Pope Francis’s call for all of the baptized to be part of the upcoming synodal process has been inspiring to many Catholics, if frustrating for those who feel their bishops could be doing more to get things going. But in bringing forward the voices of the lay faithful, the Holy Spirit hasn’t waited for the hierarchy. The Church believes in this inspired renewal so deeply that it has extended specific recognition to the International Associations of the Faithful: “Even a cursory glance at the history of the Church reveals the magnitude of the work performed by these associations at crucial moments in its existence, and the wealth of charisms generated in all ages by lay movements created for the renewal of the Christian life.” The International Organization of Marianist Lay Communities is one such organization.
I have never been a parish Catholic as an adult, although the local parish was where I seemed to spend most of my time until the age of eighteen. Living in Corpus Christi, Texas, we often attended daily Mass and first Friday Adoration, as well as Marian rosaries and special events. By the 1980s, I was well versed in the post–Vatican II Church and was even part of our diocesan Tercer Encuentro team (and at age ten, the only kid). In El Paso, where I spent summers before moving there when I was thirteen, I was influenced by a young and brilliant pastor at St.
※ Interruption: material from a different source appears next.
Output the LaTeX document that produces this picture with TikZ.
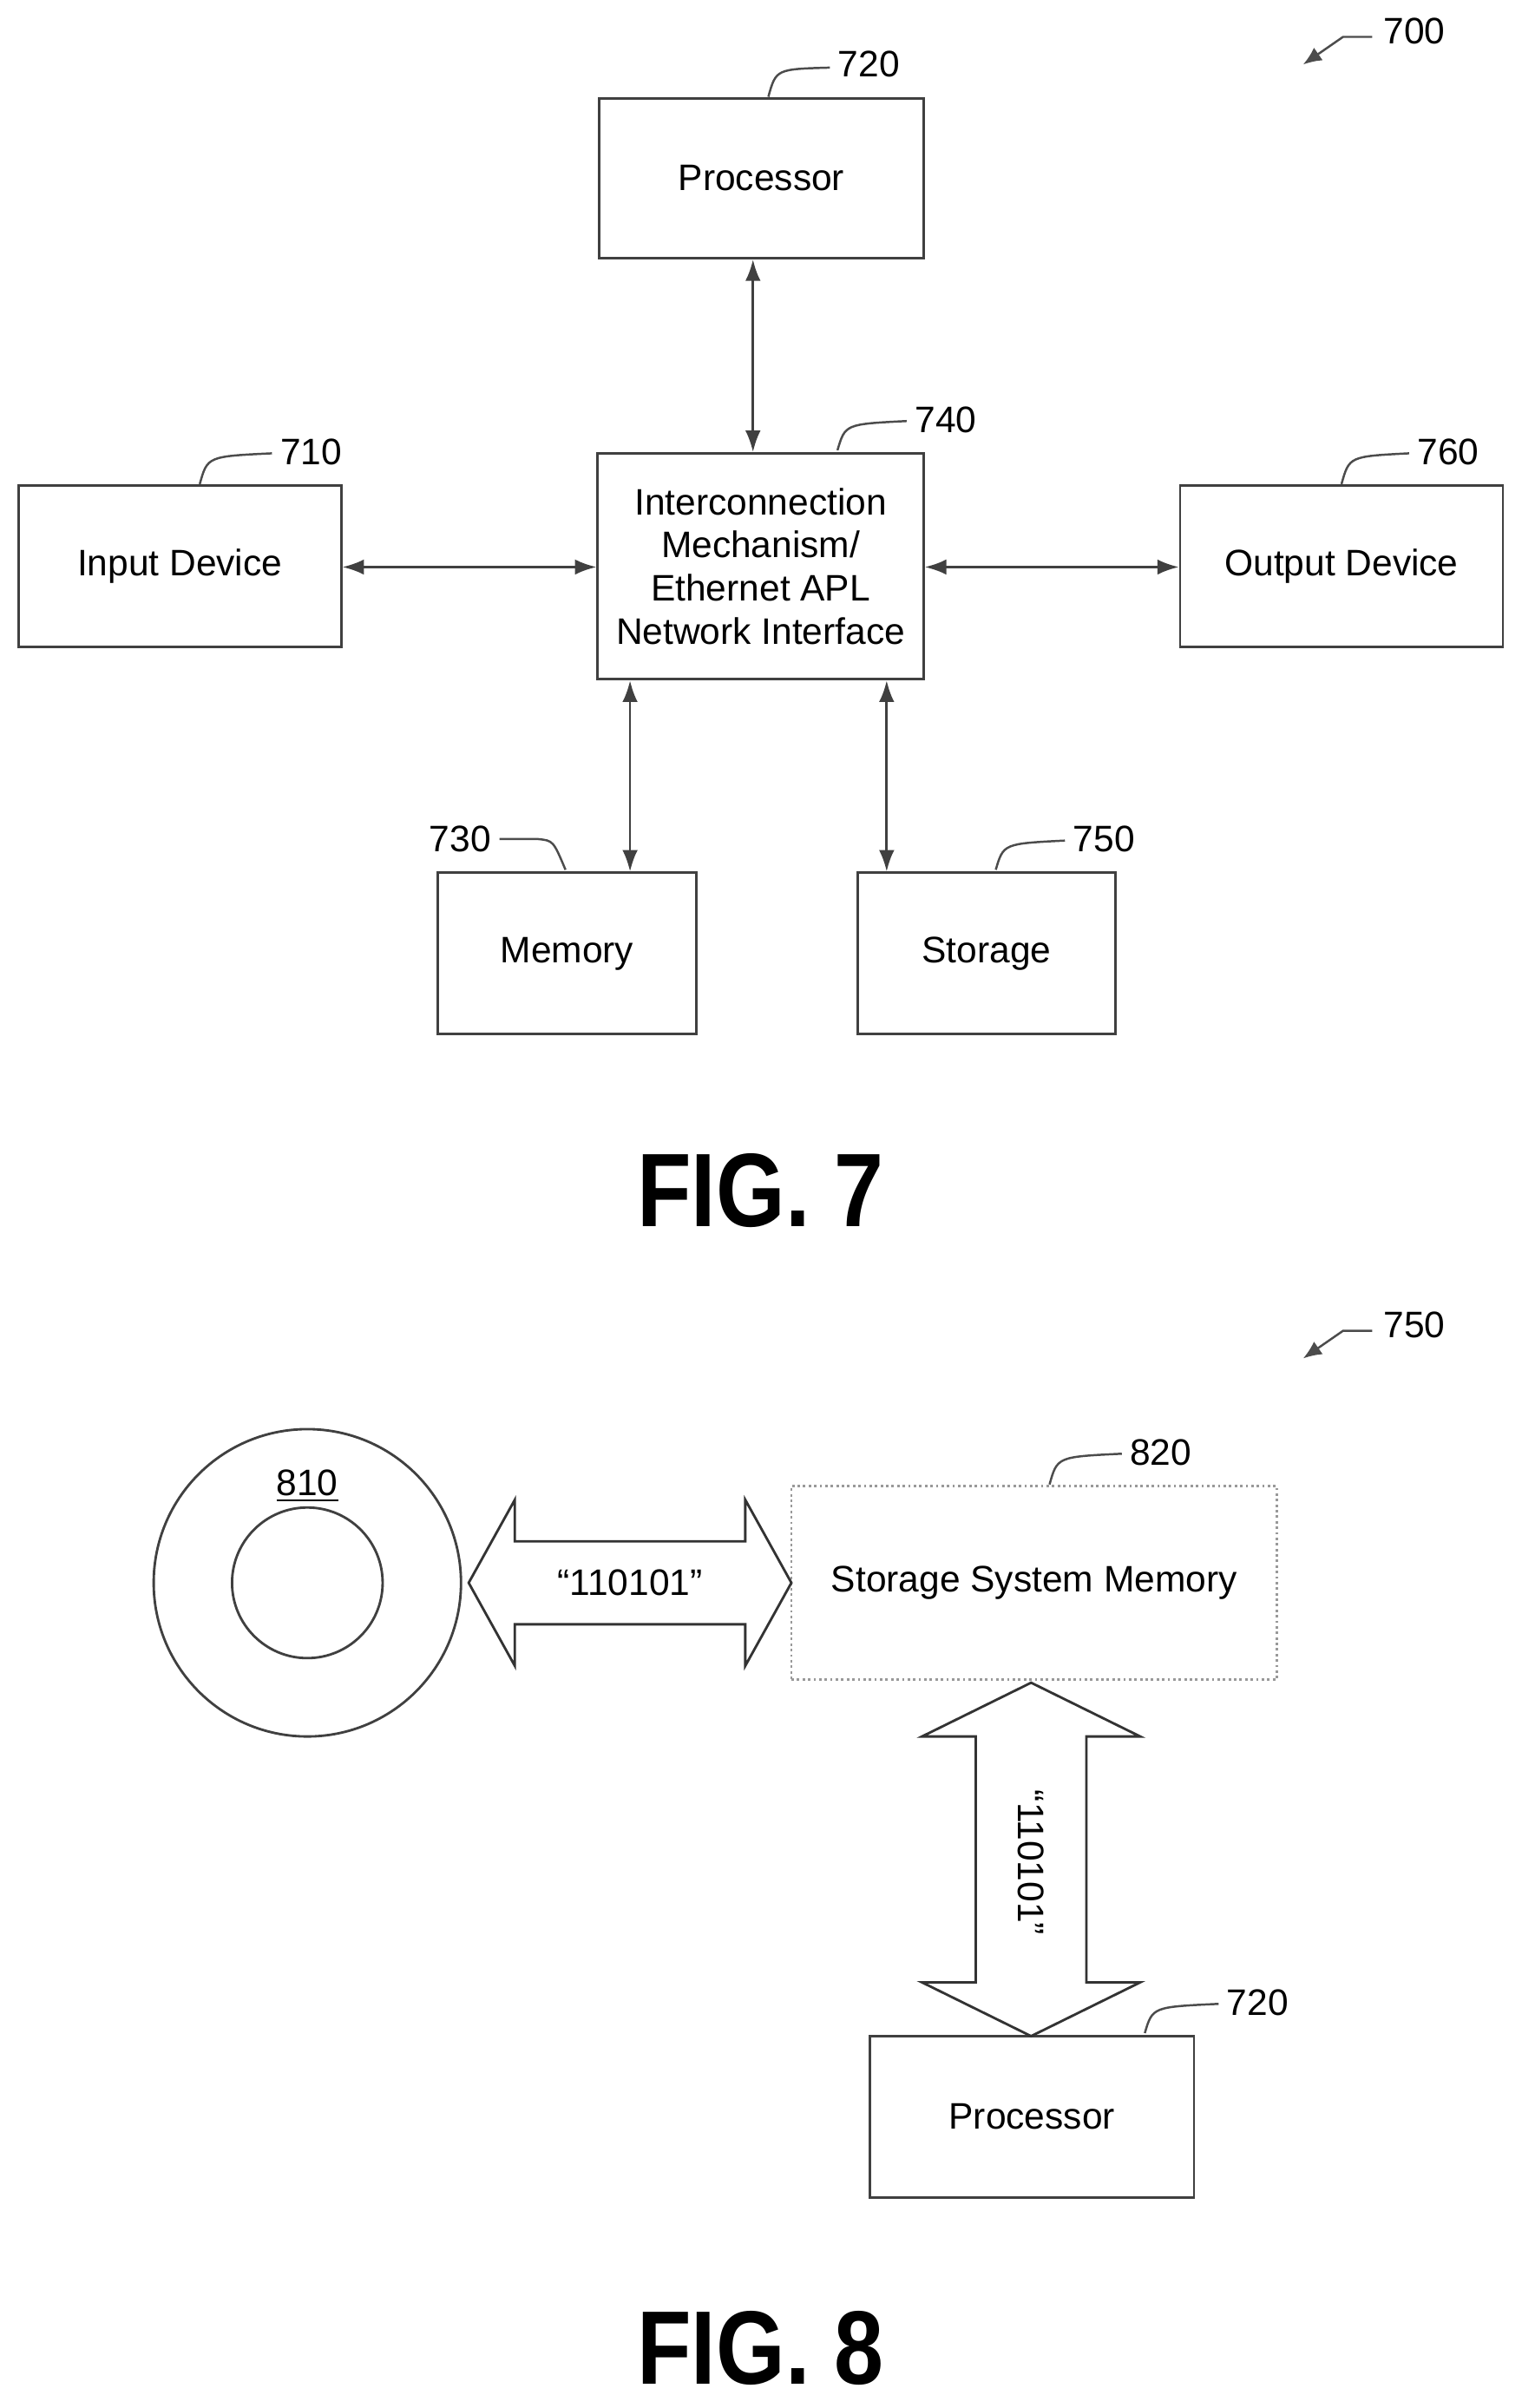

Pius X Catholic community named Arturo Bañuelas. When I spent time at my grandmother’s home and we couldn’t get to church, we’d watch a televised Mass from the cathedral in San Antonio, celebrated by Fr. Virgilio Elizondo. I would be greatly influenced by these founders of the Academy of Catholic Hispanic Theologians of the United States (ACHTUS)—yet it wasn’t a Catholic Hispanic parish where the Holy Spirit led me.
Instead, I found the Marianists. It began in my senior year of high school with a visit to the campus of St. Mary’s University in San Antonio. Within minutes, I knew that this place was calling me. A sophomore named Nancy took me under her wing, bought me lunch, and told me about the residence hall she lived in—a Christian Life Community (CLC) hall. When I returned that fall to begin my freshman year, I joined a CLC, and through weekly meetings grew to know Br. Roger Bau, our Marianist mentor. The following summer, I was asked to participate in a program called “Explore Marianist Life” with the Marianist Sisters. Their limitless energy was inspiring, but I did not have that vocation. Still, I had made friends with the sisters (some of whom are still part of my daily life), and between them, the CLC, and a group of lay Marianists, my Marianist world kept expanding.